Pas pour tout le monde.

« Après les tirs dans les cimetières, les lieux de culte, même sur des ambulances, aujourd’hui la milice (du président) Alpha Condé (se livre aux) prises d’otages », écrit sur Facebook le Front national pour la défense de la Constitution (FNDC).

Le collectif FNDC mène depuis mi-octobre la contestation contre le projet prêté au président Condé de briguer un troisième mandat fin 2020, alors que la Constitution en limite le nombre à deux. Le pays est depuis livré à une agitation dans laquelle au moins 28 civils et un gendarme ont été tués.

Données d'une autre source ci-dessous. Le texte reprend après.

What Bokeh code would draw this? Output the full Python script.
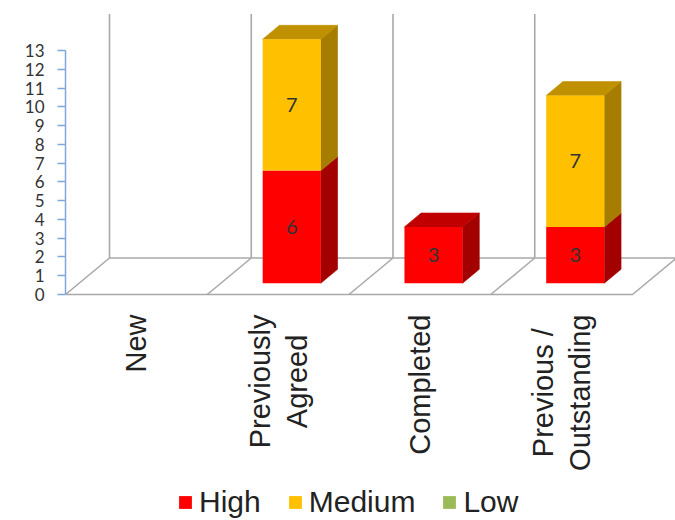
import math

from bokeh.plotting import figure
from bokeh.models import (LinearAxis, FixedTicker, Range1d, ColumnDataSource,
                          Legend, LegendItem)
from bokeh.core.properties import value
from bokeh.embed import file_html
from bokeh.resources import INLINE

# ---- data -------------------------------------------------------------
categories = ["New", "Previously\nAgreed", "Completed", "Previous /\nOutstanding"]
series_names = ["High", "Medium", "Low"]
high = [0, 6, 3, 3]
medium = [0, 7, 0, 7]
low = [0, 0, 0, 0]
y_ticks = list(range(0, 14))

series_values = {"High": high, "Medium": medium, "Low": low}

# front / side / top shades for each series
palette = {
    "High": ("#FF0000", "#A30000", "#C00000"),
    "Medium": ("#FFC000", "#A67D00", "#BF9000"),
    "Low": ("#9BBB59", "#657A3A", "#748C43"),
}

# ---- layout / projection ---------------------------------------------
W, H = 675, 520
LEFT = 65                 # width of the value-axis panel
ZERO_ROW = 294            # pixel row of value 0 on the front edge
PX_PER_VAL = 244 / 13
CAT_PX = 141.75
DEPTH_DX = 44 / CAT_PX            # depth offset, category units
DEPTH_DY = 36.5 / PX_PER_VAL      # depth offset, value units
BAR_X0, BAR_X1 = 0.295, 0.705     # bar extent inside a category
BAR_D0, BAR_D1 = 0.31, 0.69       # bar extent in depth

x_end = (W - LEFT) / CAT_PX
y_start = -(H - ZERO_ROW) / PX_PER_VAL
y_end = ZERO_ROW / PX_PER_VAL


def proj(x, v, d):
    """Oblique projection of (category x, value, depth) to plot coords."""
    return x + d * DEPTH_DX, v + d * DEPTH_DY


def quad(pts):
    xs, ys = zip(*[proj(*pt) for pt in pts])
    return list(xs), list(ys)


p = figure(width=W, height=H, x_range=Range1d(0, x_end),
           y_range=Range1d(y_start, y_end),
           x_axis_type=None, y_axis_type=None,
           output_backend="svg", toolbar_location=None,
           min_border_left=LEFT, min_border_right=0,
           min_border_top=0, min_border_bottom=0)
p.outline_line_color = None
p.background_fill_color = "white"
p.border_fill_color = "white"

# value axis
yaxis = LinearAxis(ticker=FixedTicker(ticks=y_ticks), bounds=(y_ticks[0], y_ticks[-1]))
yaxis.axis_line_color = "#7FA7DC"
yaxis.axis_line_width = 1.5
yaxis.major_tick_line_color = "#7FA7DC"
yaxis.major_tick_line_width = 1.5
yaxis.major_tick_out = 8
yaxis.major_tick_in = 0
yaxis.minor_tick_line_color = None
yaxis.major_label_standoff = 13
yaxis.major_label_text_font = "Lato"
yaxis.major_label_text_font_size = "17px"
yaxis.major_label_text_color = "#333333"
p.add_layout(yaxis, "left")

n = len(categories)
GRID = "#A9A9A9"

# floor
fx, fy = quad([(0, 0, 0), (n, 0, 0), (n, 0, 1), (0, 0, 1)])
p.patch(fx, fy, fill_color="white", line_color=GRID, line_width=1.6)

# floor dividers and back-wall verticals
div_xs, div_ys = [], []
for i in range(1, n):
    a = proj(i, 0, 0)
    b = proj(i, 0, 1)
    div_xs.append([a[0], b[0]])
    div_ys.append([a[1], b[1]])
for i in range(0, n + 1):
    a = proj(i, 0, 1)
    b = proj(i, y_ticks[-1], 1)
    div_xs.append([a[0], b[0]])
    div_ys.append([a[1], b[1]])
p.multi_line(div_xs, div_ys, line_color=GRID, line_width=1.6)

# stacked 3-D bars; every segment gets a front face (zero-height ones are
# flat and invisible) so each series has a renderer for the legend
faces = {name: {"front": ([], []), "side": ([], []), "top": ([], [])}
         for name in series_names}
labels_x, labels_y, labels_t = [], [], []
for i in range(n):
    base = 0
    segs = []
    for name in series_names:
        v = series_values[name][i]
        segs.append((name, base, base + v))
        base += v
    top_name = None
    for name, b, t in segs:
        if t > b:
            top_name = name
    for name, b, t in segs:
        x0, x1 = i + BAR_X0, i + BAR_X1
        fr = quad([(x0, b, BAR_D0), (x1, b, BAR_D0), (x1, t, BAR_D0), (x0, t, BAR_D0)])
        faces[name]["front"][0].append(fr[0]); faces[name]["front"][1].append(fr[1])
        if t <= b:
            continue
        sd = quad([(x1, b, BAR_D0), (x1, b, BAR_D1), (x1, t, BAR_D1), (x1, t, BAR_D0)])
        faces[name]["side"][0].append(sd[0]); faces[name]["side"][1].append(sd[1])
        if name == top_name:
            tp = quad([(x0, t, BAR_D0), (x1, t, BAR_D0), (x1, t, BAR_D1), (x0, t, BAR_D1)])
            faces[name]["top"][0].append(tp[0]); faces[name]["top"][1].append(tp[1])
        lx, ly = proj(i + 0.5, (b + t) / 2, BAR_D0)
        labels_x.append(lx); labels_y.append(ly); labels_t.append(str(t - b))

front_renderers = {}
for kind, shade in (("side", 1), ("top", 2), ("front", 0)):
    for name in series_names:
        xs, ys = faces[name][kind]
        col = palette[name][shade]
        if kind == "front":
            r = p.patches(xs=xs, ys=ys, fill_color=col, line_color=None)
            front_renderers[name] = r
        else:
            p.patches(xs=xs, ys=ys, fill_color=col, line_color=col, line_width=0.6)

p.text(x=labels_x, y=labels_y, text=labels_t, text_align="center",
       text_baseline="middle", text_font=value("Lato"), text_font_size="20px",
       text_color="#333333")

# rotated category labels under the floor
cat_src = ColumnDataSource(dict(x=[i + 0.5 for i in range(n)],
                                y=[-(314 - ZERO_ROW) / PX_PER_VAL] * n,
                                text=categories))
p.text(x="x", y="y", text="text", source=cat_src, angle=math.pi / 2,
       text_align="center", text_baseline="middle", anchor="center_right",
       text_font=value("Liberation Sans"), text_font_size="29px",
       text_line_height=1.15, text_color="#222222")

legend = Legend(items=[LegendItem(label=name, renderers=[front_renderers[name]])
                       for name in series_names],
                orientation="horizontal", location=(112, 1))
legend.label_text_font = "Liberation Sans"
legend.label_text_font_size = "30px"
legend.label_text_color = "#222222"
legend.glyph_width = 16
legend.glyph_height = 16
legend.label_standoff = 6
legend.spacing = 26
legend.padding = 0
legend.margin = 0
legend.border_line_color = None
legend.background_fill_alpha = 0
p.add_layout(legend)

open("out.html", "w").write(file_html(p, INLINE))
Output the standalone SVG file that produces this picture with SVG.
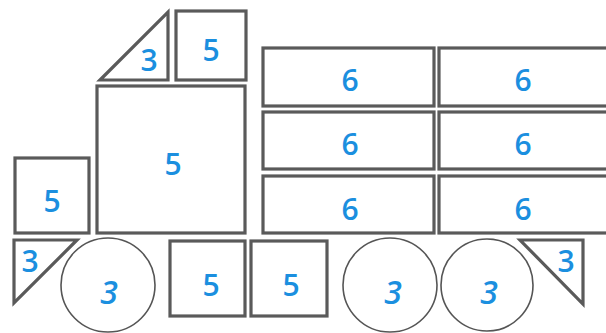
<svg xmlns="http://www.w3.org/2000/svg" width="606" height="333" viewBox="0 0 606 333">
<style>
.s{fill:#fff;stroke:#5a5a5a;stroke-width:3.2;stroke-linejoin:miter}
.c{fill:#fff;stroke:#555;stroke-width:1.6}
.t{font-family:"Open Sans","DejaVu Sans",sans-serif;font-size:30px;font-weight:600;fill:#1b8fdf;text-anchor:middle}
.i{font-style:italic;font-size:32px}
</style>
<rect width="606" height="333" fill="#fff"/>
<g id="tri-top"><polygon class="s" points="168,12 168,80 100,80"/><text class="t" x="149" y="71">3</text></g>
<g id="sq-top"><rect class="s" x="176" y="11" width="70" height="69"/><text class="t" x="211" y="61">5</text></g>
<g id="sq-big"><rect class="s" x="97" y="86" width="148" height="147"/><text class="t" x="173" y="175">5</text></g>
<g id="sq-left"><rect class="s" x="15" y="158" width="74" height="75"/><text class="t" x="52" y="212">5</text></g>
<g id="r11"><rect class="s" x="263" y="48" width="171" height="58"/><text class="t" x="350" y="91">6</text></g>
<g id="r12"><rect class="s" x="439" y="48" width="175" height="58"/><text class="t" x="523" y="91">6</text></g>
<g id="r21"><rect class="s" x="263" y="112" width="171" height="57"/><text class="t" x="350" y="155">6</text></g>
<g id="r22"><rect class="s" x="439" y="112" width="175" height="57"/><text class="t" x="523" y="155">6</text></g>
<g id="r31"><rect class="s" x="263" y="176" width="171" height="57"/><text class="t" x="350" y="220">6</text></g>
<g id="r32"><rect class="s" x="439" y="176" width="175" height="57"/><text class="t" x="523" y="220">6</text></g>
<g id="tri-left"><polygon class="s" points="14,240 77,240 14,303"/><text class="t" x="30" y="272">3</text></g>
<g id="wheel1"><circle class="c" cx="108" cy="285" r="47"/><text class="t i" x="109" y="304">3</text></g>
<g id="sq-b1"><rect class="s" x="170" y="241" width="75" height="75"/><text class="t" x="211" y="296">5</text></g>
<g id="sq-b2"><rect class="s" x="251" y="241" width="76" height="75"/><text class="t" x="291" y="296">5</text></g>
<g id="wheel2"><circle class="c" cx="390" cy="285" r="47"/><text class="t i" x="393" y="304">3</text></g>
<g id="wheel3"><circle class="c" cx="487" cy="285" r="46"/><text class="t i" x="489" y="304">3</text></g>
<g id="tri-right"><polygon class="s" points="520,240 583,240 583,304"/><text class="t" x="566" y="272">3</text></g>
<g id="connectors"></g>
</svg>
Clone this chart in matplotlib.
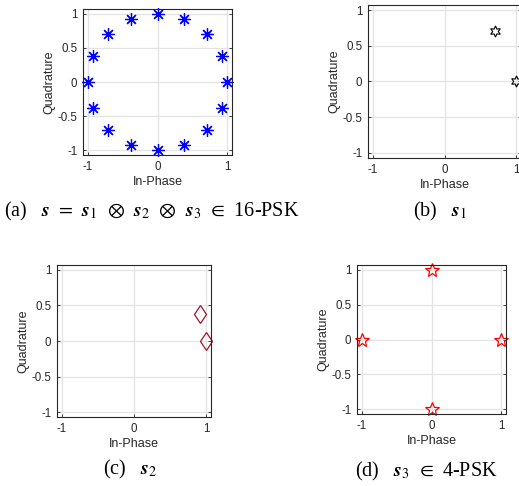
import matplotlib
matplotlib.use("Agg")
import matplotlib.pyplot as plt

plt.rcParams['font.family'] = ['Liberation Sans', 'DejaVu Sans']
plt.rcParams['mathtext.fontset'] = 'stix'

# Data
psk16_i = [1.0, 0.924, 0.707, 0.383, 0.0, -0.383, -0.707, -0.924,
           -1.0, -0.924, -0.707, -0.383, 0.0, 0.383, 0.707, 0.924]
psk16_q = [0.0, 0.383, 0.707, 0.924, 1.0, 0.924, 0.707, 0.383,
           0.0, -0.383, -0.707, -0.924, -1.0, -0.924, -0.707, -0.383]
s1_i = [1.0, 0.707]
s1_q = [0.0, 0.707]
s2_i = [1.0, 0.924]
s2_q = [0.0, 0.383]
s3_i = [1.0, 0.0, -1.0, 0.0]
s3_q = [0.0, 1.0, 0.0, -1.0]

xticks = [-1, 0, 1]
yticks = [-1, -0.5, 0, 0.5, 1]
xticklabels = ['-1', '0', '1']
yticklabels = ['-1', '-0.5', '0', '0.5', '1']

W, H = 519, 486
fig = plt.figure(figsize=(W / 100, H / 100), dpi=100)

def px(l, t, r, b):
    return [l / W, (H - b) / H, (r - l) / W, (b - t) / H]

def style(ax):
    ax.set_xlim(-1.07, 1.07)
    ax.set_ylim(-1.07, 1.07)
    ax.set_xticks(xticks)
    ax.set_xticklabels(xticklabels)
    ax.set_yticks(yticks)
    ax.set_yticklabels(yticklabels)
    ax.grid(True, color='#e3e3e3', linewidth=0.9)
    ax.set_axisbelow(True)
    ax.tick_params(direction='in', length=2.5, width=0.6, labelsize=8.3,
                   colors='#262626', top=False, right=True)
    ax.tick_params(axis='x', pad=4.5)
    ax.tick_params(axis='y', pad=4.0)
    for s in ax.spines.values():
        s.set_color('#262626')
        s.set_linewidth(0.8)
    ax.set_xlabel('In-Phase', fontsize=9, color='#262626', labelpad=2)
    ax.set_ylabel('Quadrature', fontsize=9, color='#262626', labelpad=1.5)

# (a)
ax = fig.add_axes(px(83, 9, 232, 155))
style(ax)
ax.plot(psk16_i, psk16_q, linestyle='none', marker=(8, 2, 0), markersize=9,
        markeredgecolor='#0000ff', markeredgewidth=0.9, clip_on=False)
ax.plot(psk16_i, psk16_q, linestyle='none', marker='o', markersize=2.3,
        color='#0000ff', clip_on=False)

# (b)
ax = fig.add_axes(px(368, 5, 521, 158))
style(ax)
ax.plot(s1_i, s1_q, linestyle='none', marker=(6, 1, 0), markersize=8,
        markerfacecolor='none', markeredgecolor='black', markeredgewidth=0.8,
        clip_on=False)

# (c)
ax = fig.add_axes(px(57, 265, 211, 417))
style(ax)
ax.plot(s2_i, s2_q, linestyle='none', marker='d', markersize=9.5,
        markerfacecolor='none', markeredgecolor='#a2142f', markeredgewidth=0.9,
        clip_on=False)

# (d)
ax = fig.add_axes(px(357, 265, 506, 414))
style(ax)
ax.plot(s3_i, s3_q, linestyle='none', marker='*', markersize=10.5,
        markerfacecolor='none', markeredgecolor='#ff0000', markeredgewidth=0.9,
        clip_on=False)

cap = dict(fontsize=14.5, family='Liberation Serif', ha='center', va='center')
sp = r'\;\,'
fig.text(152 / W, 1 - 211 / H,
         r'(a)   $\mathbfit{s}' + sp + '=' + sp + r'\mathbfit{s}_1' + sp + r'\otimes' + sp +
         r'\mathbfit{s}_2' + sp + r'\otimes' + sp + r'\mathbfit{s}_3' + sp + r'\in' + sp + '$16-PSK', **cap)
fig.text(440 / W, 1 - 211 / H, r'(b)   $\mathbfit{s}_1$', **cap)
fig.text(130 / W, 1 - 469 / H, r'(c)   $\mathbfit{s}_2$', **cap)
fig.text(426 / W, 1 - 471 / H, r'(d)   $\mathbfit{s}_3' + sp + r'\in' + sp + '$4-PSK', **cap)

fig.savefig('out.png', dpi=100)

Le mouvement, à plusieurs reprises sévèrement réprimé, a jeté une lumière crue sur le comportement des forces de sécurité guinéennes, dénoncé de longue date par les défenseurs des droits humains. Plusieurs vidéos accusatrices, montrant par exemple des policiers frappant des civils arrêtés ou un vieil homme, ont circulé sur l’internet.

Dans un rapport publié en novembre, Amnistie internationale notait que 70 manifestants ou passants avaient été tués depuis 2015 lors de rassemblements, témoignages et munitions désignant les policiers ou les gendarmes. L’ONG fustigeait « l’impunité » dont jouissent quasiment systématiquement les forces de sécurité, malgré les promesses d’enquêtes.

François Patuel, d’Amnistie internationale, note que la vidéo est toujours en cours de vérification par son organisation. Mais si sa véracité était confirmée, « les forces de police toucheraient encore plus le fond », a-t-il dit à l’AFP.